Let’s say you are running your site on multiple instances and one of your instances has a memory leak and is consuming most of the memory on that instance.
- This could result in high latencies or unresponsiveness.
- If you have another Web App running in the same server farm (sharing memory and CPU), the Web App that is hogging those underlying resources may cause problems for other Web Apps running on that instance.
- With Proactive Auto Heal, the Web App that is taking up a lot of memory for example, would be restarted. If you have multiple instances, only the one in the bad state would be restarted.
It will be automatically enabled for every site, but this will not affect Auto Heal rules that you have already set yourself, as those will take priority.
How does Proactive Auto Heal know when to restart my Web App?
Curious about how this feature works behind the scenes? Proactive Auto Heal looks for Web Apps that breaks either of these rules:
- Percent Memory Rule: This rule monitors the Web App’s process' private bytes to see if it exceeds 90% of the limit for over 30 seconds. The limit is determined from the amount of memory available for the process as outlined in the chart below. For example, for a 64 bit process on a Medium worker, it would be recycled if the private bytes went above 3.5GB * 90% = 3.15 GB for over 30 seconds.
- Percent Request Rule: This rule monitors requests that have taken longer than the time limit. It is broken when 80% (or more) of total number of requests have taken 200+ seconds. The rule only triggers when there have been at least 5 requests in a rolling time window of 120 seconds during which the rule is broken. To account for slow application starts (which can be mitigated with our Application Initialization Feature with Slots!), this rule is not active during the process warm up time.
If either of the rules are broken, then the Web App will undergo a overlapped restart of the process. This is NOT an instance restart or an entire Web App restart. In the case when there are multi-instances, the rules are ONLY triggered for the particular instance on which the process breached the rule, leaving the rest of the instances unaffected.

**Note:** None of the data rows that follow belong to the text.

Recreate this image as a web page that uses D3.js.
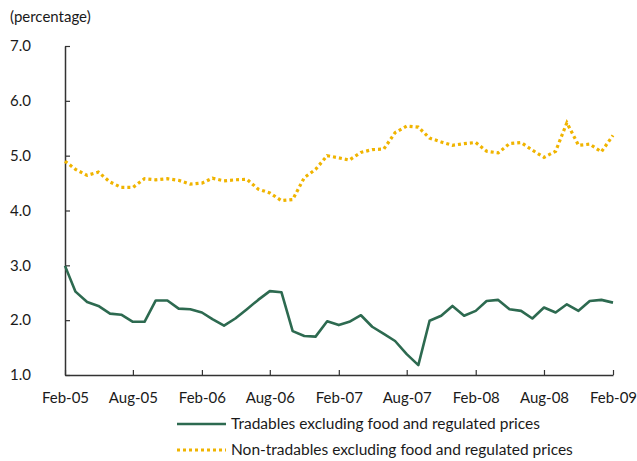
<!DOCTYPE html>
<html>
<head>
<meta charset="utf-8">
<script src="https://cdn.jsdelivr.net/npm/d3@7"></script>
<style>
  body { margin: 0; background: #fff; }
  text { font-family: Lato, "Open Sans", sans-serif; fill: #1a1a1a; }
</style>
</head>
<body>
<script>
// monthly series, Feb-05 .. Feb-09
var startMonth = new Date(2005, 1, 1);
var tradables = [2.99, 2.52, 2.33, 2.26, 2.12, 2.10, 1.97, 1.97, 2.36, 2.36, 2.21, 2.20, 2.14,
  2.02, 1.90, 2.03, 2.20, 2.37, 2.53, 2.51, 1.80, 1.71, 1.70, 1.98, 1.91, 1.97, 2.09, 1.88,
  1.75, 1.62, 1.38, 1.18, 1.99, 2.08, 2.26, 2.08, 2.17, 2.35, 2.37, 2.20, 2.17, 2.03, 2.23,
  2.14, 2.29, 2.17, 2.35, 2.37, 2.32];
var nonTradables = [4.90, 4.75, 4.64, 4.70, 4.52, 4.42, 4.42, 4.58, 4.56, 4.58, 4.55, 4.48, 4.50,
  4.59, 4.54, 4.56, 4.57, 4.39, 4.32, 4.18, 4.20, 4.60, 4.75, 5.00, 4.96, 4.92, 5.06, 5.11,
  5.12, 5.42, 5.54, 5.52, 5.32, 5.25, 5.19, 5.22, 5.24, 5.08, 5.05, 5.22, 5.24, 5.10, 4.97,
  5.08, 5.60, 5.19, 5.21, 5.07, 5.37];
var yTicks = [1, 2, 3, 4, 5, 6, 7];
var seriesNames = ["Tradables excluding food and regulated prices",
                   "Non-tradables excluding food and regulated prices"];

var width = 637, height = 461;
var margin = {top: 46, right: 24, bottom: 86, left: 65};

var svg = d3.select("body").append("svg")
    .attr("width", width)
    .attr("height", height);

var months = tradables.map(function(d, i) { return d3.timeMonth.offset(startMonth, i); });
// a tick every six months, starting at Feb-05
var xTicks = months.filter(function(d, i) { return i % 6 == 0; });

var xScale = d3.scaleTime()
    .domain([months[0], months[months.length - 1]])
    .range([margin.left, width - margin.right]);
var yScale = d3.scaleLinear()
    .domain([1, 7])
    .range([height - margin.bottom, margin.top]);

// axes
var xAxis = d3.axisBottom(xScale)
    .tickValues(xTicks)
    .tickFormat(d3.timeFormat("%b-%y"))
    .tickSize(-5).tickSizeOuter(0).tickPadding(17);
var yAxis = d3.axisLeft(yScale)
    .tickValues(yTicks)
    .tickFormat(d3.format(".1f"))
    .tickSize(-5).tickSizeOuter(0);

var gx = svg.append("g")
    .attr("transform", "translate(0," + (height - margin.bottom) + ")")
    .call(xAxis);
var gy = svg.append("g")
    .attr("transform", "translate(" + margin.left + ",0)")
    .call(yAxis);

[gx, gy].forEach(function(g) {
  g.select(".domain").attr("stroke", "#333").attr("stroke-width", 1.5);
  g.selectAll(".tick line").attr("stroke", "#333").attr("stroke-width", 1.2);
  g.selectAll(".tick text")
    .style("font-family", "Lato, 'Open Sans', sans-serif")
    .style("font-size", "15px")
    .attr("fill", "#1a1a1a");
});
gy.selectAll(".tick text").attr("text-anchor", "start").attr("x", -55);

svg.append("text")
    .attr("x", 10).attr("y", 22)
    .style("font-size", "15px")
    .text("(percentage)");

// lines
var line = d3.line()
    .x(function(d, i) { return xScale(months[i]); })
    .y(function(d) { return yScale(d); });

svg.append("path")
    .datum(nonTradables)
    .attr("fill", "none")
    .attr("stroke", "#f0b400")
    .attr("stroke-width", 3.2)
    .attr("stroke-dasharray", "3,3")
    .attr("d", line);

svg.append("path")
    .datum(tradables)
    .attr("fill", "none")
    .attr("stroke", "#2d6a50")
    .attr("stroke-width", 2.6)
    .attr("stroke-linejoin", "round")
    .attr("d", line);

// legend
var legend = svg.selectAll(".legend")
    .data(seriesNames)
  .enter().append("g")
    .attr("class", "legend")
    .attr("transform", function(d, i) { return "translate(177," + (424 + i * 26) + ")"; });

legend.append("line")
    .attr("x1", 0).attr("x2", 49)
    .attr("stroke", function(d, i) { return i == 0 ? "#2d6a50" : "#f0b400"; })
    .attr("stroke-width", function(d, i) { return i == 0 ? 2.6 : 3.2; })
    .attr("stroke-dasharray", function(d, i) { return i == 0 ? null : "3,3"; });

legend.append("text")
    .attr("x", 54)
    .attr("dy", "0.35em")
    .style("font-size", "15.5px")
    .text(function(d) { return d; });
</script>
</body>
</html>
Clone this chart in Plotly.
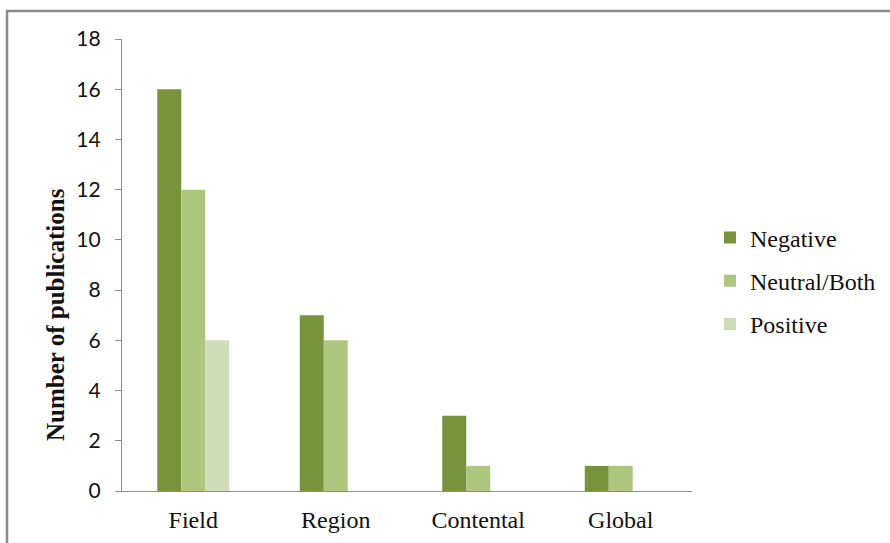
import plotly.graph_objects as go

categories = ["Field", "Region", "Contental", "Global"]
negative = [16, 7, 3, 1]
neutral_both = [12, 6, 1, 1]
positive = [6, 0, 0, 0]
series_names = ["Negative", "Neutral/Both", "Positive"]
colors = ["#77933C", "#AEC77F", "#CFDEB8"]
y_title = "<b>Number of publications</b>"

W, H = 890, 543
L, R, T, B = 122, 692, 39, 491

fig = go.Figure()
for name, vals, col in zip(series_names, [negative, neutral_both, positive], colors):
    fig.add_trace(go.Bar(x=categories, y=vals, name=name, marker_color=col,
                         marker_line_width=0, legendgroup=name))

def px_x(p):
    return (p - L) / (R - L)

def px_y(p):
    return (B - p) / (B - T)

frame = "#8C8C8C"
fig.add_shape(type="line", xref="paper", yref="paper",
              x0=px_x(7), x1=px_x(7), y0=px_y(560), y1=px_y(11),
              line=dict(color=frame, width=2.5))
fig.add_shape(type="line", xref="paper", yref="paper",
              x0=px_x(6), x1=px_x(900), y0=px_y(11), y1=px_y(11),
              line=dict(color=frame, width=2.5))

serif = "Liberation Serif"
sans = "Lato"

fig.add_annotation(text=y_title, xref="paper", yref="paper",
                   x=px_x(55), y=px_y(315), xanchor="center", yanchor="middle",
                   textangle=-90, showarrow=False,
                   font=dict(family=serif, size=25, color="#111"))

fig.update_layout(
    width=W, height=H,
    margin=dict(l=L, r=W - R, t=T, b=H - B, autoexpand=False),
    paper_bgcolor="white", plot_bgcolor="white",
    font=dict(family=serif, size=22, color="#111"),
    barmode="group", bargap=0.495, bargroupgap=0,
    showlegend=True,
    legend=dict(x=px_x(710), xanchor="left", y=px_y(281), yanchor="middle",
                font=dict(family=serif, size=24, color="#111"),
                tracegroupgap=9, itemwidth=30, bgcolor="rgba(0,0,0,0)"),
    xaxis=dict(showline=True, linecolor="#8C8C8C", linewidth=1.2, ticks="",
               tickfont=dict(family=serif, size=24, color="#111"),
               ticklabelstandoff=7, showgrid=False),
    yaxis=dict(range=[0, 18], dtick=2, showline=True, linecolor="#8C8C8C",
               linewidth=1.2, ticks="outside", ticklen=6, tickcolor="#8C8C8C",
               tickfont=dict(family=sans, size=21, color="#111"),
               ticklabelstandoff=10, showgrid=False, zeroline=False),
)

fig.write_html("out.html")
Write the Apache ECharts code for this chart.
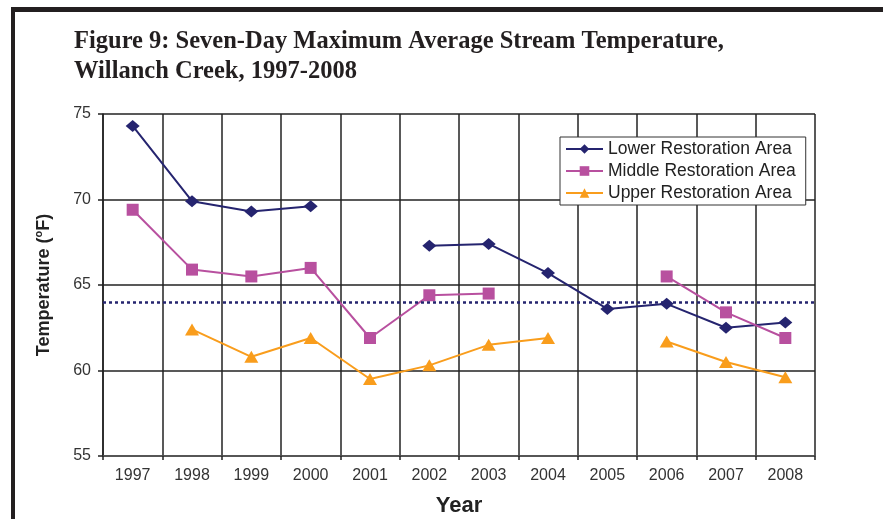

Additionally, to prevent too many restarts (due to the application itself or service related bugs), both rules will be auto-disabled for 3 hours if there are too many restarts detected in a small time window.
Because we believe that most customers can benefit from Proactive Auto Heal, we have automatically enabled it by default, so you don’t have to worry about turning this on yourself or early wake up calls perform a manual restart of the process. However, we understand that some of you may be saying, “I don’t want you restarting my Web App!”. For example, this could be because you keep a lot of data in memory and do not want to unknowingly lose this data, which would happen when the process restarts. Here’s how you can opt out:
- Go to portal.azure.com and go to your Web App for which you would like to disable the feature.
- Under Settings go to Application Settings.
- Under App Settings add “WEBSITE_PROACTIVE_AUTOHEAL_ENABLED” and set it to “False.”
- That’s it! Proactive Auto Heal is disabled.
If you later decide you would like to enable it again then you can either remove this App Setting or set it to “True”.